Supporting the health and wellness of racialized employees is crucial for Jacklyn. “I tell people, I would love for us to be at every community event and conference and board meeting to talk about the Anti-Racism Strategy, but it’s also important for us to pace ourselves, to rest and recharge and avoid racial burnout.”
It means shifting attitudes and shifting the culture
Jacklyn’s background as a psychotherapist informs what she thinks it takes to create the cultural shift Ottawa needs in order to be an anti-racist city:
Having cultural humility means being aware of your own limitations when it comes to understanding someone else’s cultural background and experience.

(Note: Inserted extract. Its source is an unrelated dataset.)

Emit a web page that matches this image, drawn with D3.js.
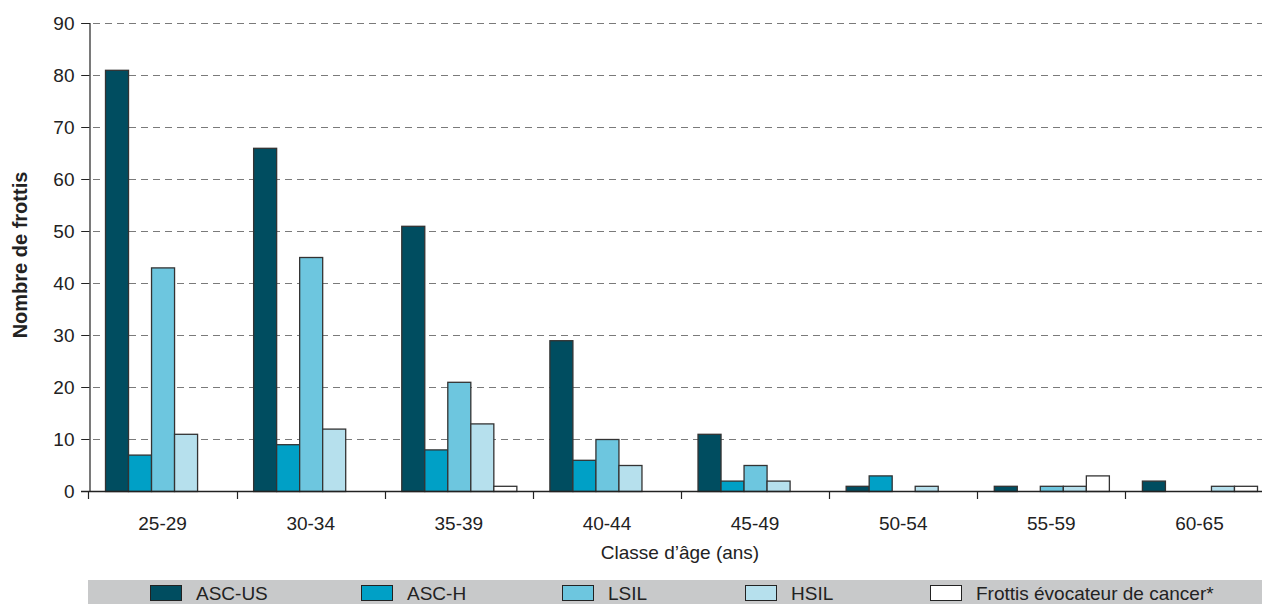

It is a stance that is centred around the other person rather than yourself.
Jacklyn points out that it can be emotionally draining to continuously help others SEE racialized people as human and not as threat. It's called xenophobia – the fear of what's different from me.
“What do you fear when you see an African or Caribbean or a black person?” This is a question Jacklyn has started to ask herself and others to reflect on during conferences.
“In that moment, I can feel everyone's energy and discomfort. But we will sit together in that feeling, and work together to understand that feeling in a safe and compassionate way.”
Reflecting on Dr. Ibrahim Kandi’s book How to Be Antiracist, Jacklyn says: “We have learned to ignore each other, fear each other, destroy each other and take from each other. Let’s start to learn how to live beside one another and see our differences as beauty and strength.”